Nel gruppo degli scout da subito si distinguono per preparazione e determinazione Uccellini (Kelly) , i fratelli Ghetti: Andrea (Baden) e Vittorio (Cicca), e, anche se più avanti, Bertoletti (Tulin de l’oli) nomi che nel proseguo del racconto ci diventeranno famigliari.

La fermezza dei ragazzi nel mantenere fede alla Promessa Scout e nel non volere omologarsi in alcun modo al fascismo, li aiuta a superare botte (tra gli altri Uccellini nel 42 subisce una aggressione che gli lascerà danni permanenti) e ostracismi. Per tutta la durata della “Giungla Silente” le Aquile non solo organizzano campi di allenamento alle Groane, campi estivi e campi invernali tra Canzo e Val Codera, ma stampano pure un bollettino di reparto “Estote Parati” .

Kelly capisce il gruppo deve anche evolversi oltre che conservarsi. Deve, cioè, seguire il progredire del movimento scautistico mondiale. Facendo letteralmente carte false riesce a partecipare, insieme ad altre aquile, ai Jamboree (incontri scautistici) mondiali di Ungheria e Paesi Bassi. A quest’ultimo nel 1937 incontra anche Baden-Powell il fondatore del movimento scout.

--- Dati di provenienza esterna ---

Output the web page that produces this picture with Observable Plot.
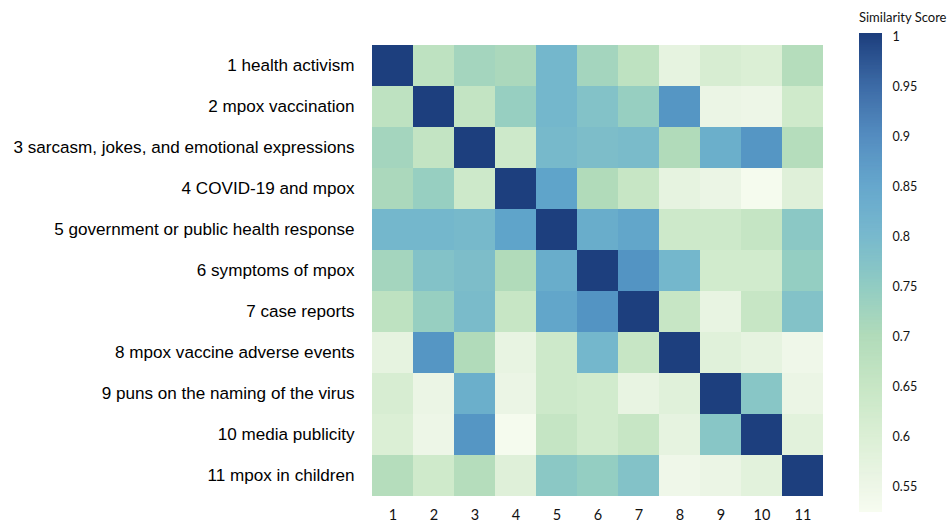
<!DOCTYPE html>
<html>
<head>
<meta charset="utf-8">
<script src="https://cdn.jsdelivr.net/npm/d3@7"></script>
<script src="https://cdn.jsdelivr.net/npm/@observablehq/plot@0.6"></script>
<style>
  html, body { margin: 0; padding: 0; background: #fff; overflow: hidden; }
  #wrap { position: relative; width: 949px; height: 523px; }
  #main { position: absolute; left: 0; top: 0; }
  #bar { position: absolute; left: 858px; top: 0; }
  #bartitle { position: absolute; left: 859px; top: 9px; font: 13px Lato, "Open Sans", sans-serif; color: #111; white-space: nowrap; }
</style>
</head>
<body>
<div id="wrap">
  <div id="main"></div>
  <div id="bar"></div>
  <div id="bartitle">Similarity Score</div>
</div>
<script>
// Topic names (rows, top to bottom)
const topics = [
  "1 health activism",
  "2 mpox vaccination",
  "3 sarcasm, jokes, and emotional expressions",
  "4 COVID-19 and mpox",
  "5 government or public health response",
  "6 symptoms of mpox",
  "7 case reports",
  "8 mpox vaccine adverse events",
  "9 puns on the naming of the virus",
  "10 media publicity",
  "11 mpox in children"
];
// Column tick labels
const columns = ["1","2","3","4","5","6","7","8","9","10","11"];
// Similarity matrix (row i, column j)
const similarity = [
  [1.00, 0.67, 0.72, 0.71, 0.80, 0.72, 0.67, 0.57, 0.61, 0.60, 0.69],
  [0.67, 1.00, 0.66, 0.74, 0.80, 0.775, 0.74, 0.87, 0.555, 0.55, 0.63],
  [0.72, 0.66, 1.00, 0.635, 0.795, 0.785, 0.79, 0.70, 0.82, 0.87, 0.69],
  [0.71, 0.74, 0.635, 1.00, 0.845, 0.70, 0.65, 0.57, 0.555, 0.53, 0.59],
  [0.80, 0.80, 0.795, 0.845, 1.00, 0.825, 0.84, 0.635, 0.635, 0.655, 0.76],
  [0.72, 0.775, 0.785, 0.70, 0.825, 1.00, 0.875, 0.80, 0.625, 0.625, 0.745],
  [0.67, 0.74, 0.79, 0.65, 0.84, 0.875, 1.00, 0.65, 0.565, 0.65, 0.775],
  [0.57, 0.87, 0.70, 0.565, 0.635, 0.80, 0.65, 1.00, 0.585, 0.57, 0.545],
  [0.61, 0.555, 0.82, 0.555, 0.635, 0.625, 0.565, 0.585, 1.00, 0.765, 0.555],
  [0.60, 0.55, 0.87, 0.53, 0.655, 0.625, 0.65, 0.57, 0.765, 1.00, 0.58],
  [0.69, 0.63, 0.69, 0.59, 0.76, 0.745, 0.775, 0.545, 0.555, 0.58, 1.00]
];
// Colour bar tick labels
const legendTicks = [0.55, 0.6, 0.65, 0.7, 0.75, 0.8, 0.85, 0.9, 0.95, 1];
const legendExtent = [0.524, 1.003];

// Colour ramp (style)
const rampStops = [0.524, 0.55, 0.60, 0.65, 0.70, 0.75, 0.80, 0.85, 0.90, 0.95, 1.003];
const rampColors = ["#f7fcf0", "#edf6e7", "#dbefd5", "#c7e6c5", "#b1dbba", "#91ccc3", "#74b7cc", "#5da2ca", "#4985bc", "#3464a2", "#1c3d7c"];
const colorScale = {type: "linear", domain: rampStops, range: rampColors, interpolate: "rgb"};

const cells = [];
similarity.forEach((row, i) => row.forEach((v, j) => cells.push({row: topics[i], col: columns[j], value: v})));

const main = Plot.plot({
  width: 949,
  height: 523,
  marginLeft: 371,
  marginRight: 125,
  marginTop: 43,
  marginBottom: 26,
  style: {background: "transparent"},
  x: {domain: columns, padding: 0, label: null, axis: null},
  y: {domain: topics, padding: 0, label: null, axis: null},
  color: colorScale,
  marks: [
    Plot.cell(cells, {x: "col", y: "row", fill: "value", inset: 0}),
    Plot.axisX({anchor: "bottom", tickSize: 0, tickPadding: 12, fontSize: 14.5, fill: "#111", label: null,
      fontFamily: "Lato, 'Open Sans', sans-serif"}),
    Plot.axisY({anchor: "left", tickSize: 0, tickPadding: 17, fontSize: 17.1, fill: "#000", label: null,
      fontFamily: "'Liberation Sans', Arial, sans-serif"})
  ]
});
document.getElementById("main").appendChild(main);

// Colour bar
const steps = d3.range(0, 480).map(k => legendExtent[0] + (legendExtent[1] - legendExtent[0]) * k / 480);
const dv = (legendExtent[1] - legendExtent[0]) / 480;
const bar = Plot.plot({
  width: 91,
  height: 523,
  marginLeft: 1,
  marginRight: 67,
  marginTop: 33,
  marginBottom: 11,
  style: {background: "transparent"},
  x: {domain: [0, 1], axis: null},
  y: {domain: legendExtent, label: null, axis: null},
  color: colorScale,
  marks: [
    Plot.rect(steps, {x1: 0, x2: 1, y1: d => d, y2: d => Math.min(d + dv * 1.5, legendExtent[1]), fill: d => d}),
    Plot.axisY({anchor: "right", ticks: legendTicks, tickSize: 0, tickPadding: 10, fontSize: 12.5, fill: "#111",
      tickFormat: d => String(d), label: null, fontFamily: "Lato, 'Open Sans', sans-serif"})
  ]
});
document.getElementById("bar").appendChild(bar);
</script>
</body>
</html>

Powell affiderà a Uccellini il compito di preservare i valori dello scautismo italiano e rifondare il movimento all’arrivo ti tempi migliori.

I valori dello scautismo non potevano certe mantenere neutrali le Aquile nel periodo della repubblica di Salo’. Nel 1943 Kelly, Baden, altri giovani appartenenti alla formazioni partigiane cattoliche e membri del clero fondarono O.S.C.A.R: Organizzazione Scout Collocamento Assistenza Ricercati.

L’obbiettivo era nell’acronimo: Assistere i ricercati dai nazi fascisti. Renitenti alla leva, Ebrei, oppositori del regime o chi con il regime non era più schierato (come Indro Montanelli) vennero fatti espatriare in Svizzera attraverso i sentieri che gli scout conoscono bene; oltre 2000 persone in meno di due anni.

Cenderon racconta una delle azioni che vide O.S.C.A.R protagonista: la liberazione del piccolo Gabriele Balcone di 4 anni. La famiglia Balcone (padre “ariano” ma mamma ebrea) viene arrestata mentre tentava di raggiungere la Svizzera. Grazie alle suore del convento presso il quale era custodito il bimbo, e alla complicità di un medico il piccolo Gabriele venne ricoverato per una finta appendicite in un ospedale a Varese e da lì sottratto alla autorità fascista con un colpo di mano dagli uomini di O.S.C.A.R. tra i quali Uccellini.

Un’ora e mezza (volata) di storie e persone durante la quale Cendron non perde né il ritmo del narrare né l’attenzione del pubblico.

Uno spettacolo solido frutto di una evidente ricerca storica con una chiara definizione dei personaggi e delle spinte etico-religiose che guidarono le loro azioni. Manca, a proposito delle spinte etico- religiose, un accenno alle attività di O.S.C.A.R. dopo la fine del regime fascista. Per alcuni mesi a partire dall’aprile 1945. OSCAR si adoperò a proteggere ricercati e perseguitati; anche se ora si tratta dell’ SS-Standartenführer Dollmann (ritenuto tra i responsabili della strage delle fosse ardeatine) o l‘SS-Obergruppenfuhre Karl Wolff (processato e condannato a 15 anni per come criminale di guerra). Un non facile elemento di contrasto altamente divisivo che avrebbe, però, contribuito ad una ancora più precisa caratterizzazione dei protagonisti di queste vicende.

Da vedere al Cooperativa fino al 19 dicembre.